¾ cup sorghum, rinsed
2¾ cups water or vegetable stock (I used water + ½ bouillon cube)
5-7 garlic scapes, ends trimmed, chopped
pinch of red pepper flakes
1 bunch of dandelion greens, ends trimmed, chopped
1 tsp balsamic vinegar, divided, plus more for serving
¼ tsp agave
1-2 peaches, sliced
1/3 cup pecans, toasted and roughly chopped
sea salt and black pepper
Place sorghum, water/stock, and a drop of olive oil in a saucepan and cook over high heat until boiling. Cover, reduce heat to low, and cook for about 50-60 minutes or until tender but still a little chewy. Drain and let cool.
Meanwhile, drizzle some olive oil into a large pan and cook garlic scapes and red pepper flakes over medium low heat for about 4-5 minutes, stirring now and then, until fragrant and a bit golden. I highly recommend using a splatter guard here, especially if cooking in cast iron. A lid, propped open a bit so steam can escape, will also work.

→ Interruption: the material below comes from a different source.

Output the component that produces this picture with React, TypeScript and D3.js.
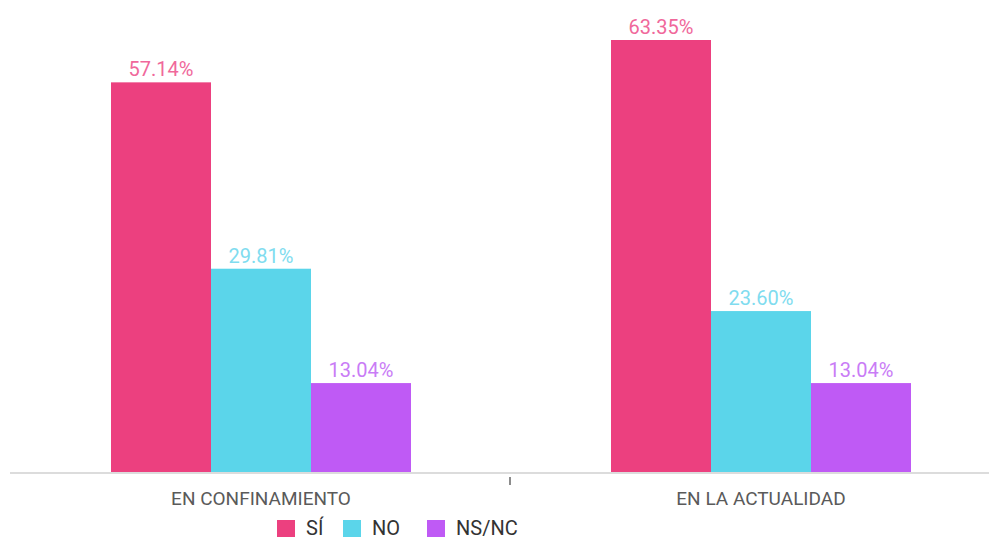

Add the dandelion greens and a couple splashes of water to the pan. Cover, turn the heat up to medium, and cook for 10-15 minutes, stirring and adding more water as needed. Turn off the heat and season with half the balsamic vinegar, the agave, and salt and pepper. Let cool.
Add the peaches and remaining ½ tsp of balsamic vinegar to the pan. Stir in the cooled sorghum and top with chopped toasted pecans. Wait a few minutes to let the flavors mingle, then taste for seasonings and serve drizzled with a bit more olive oil and balsamic vinegar.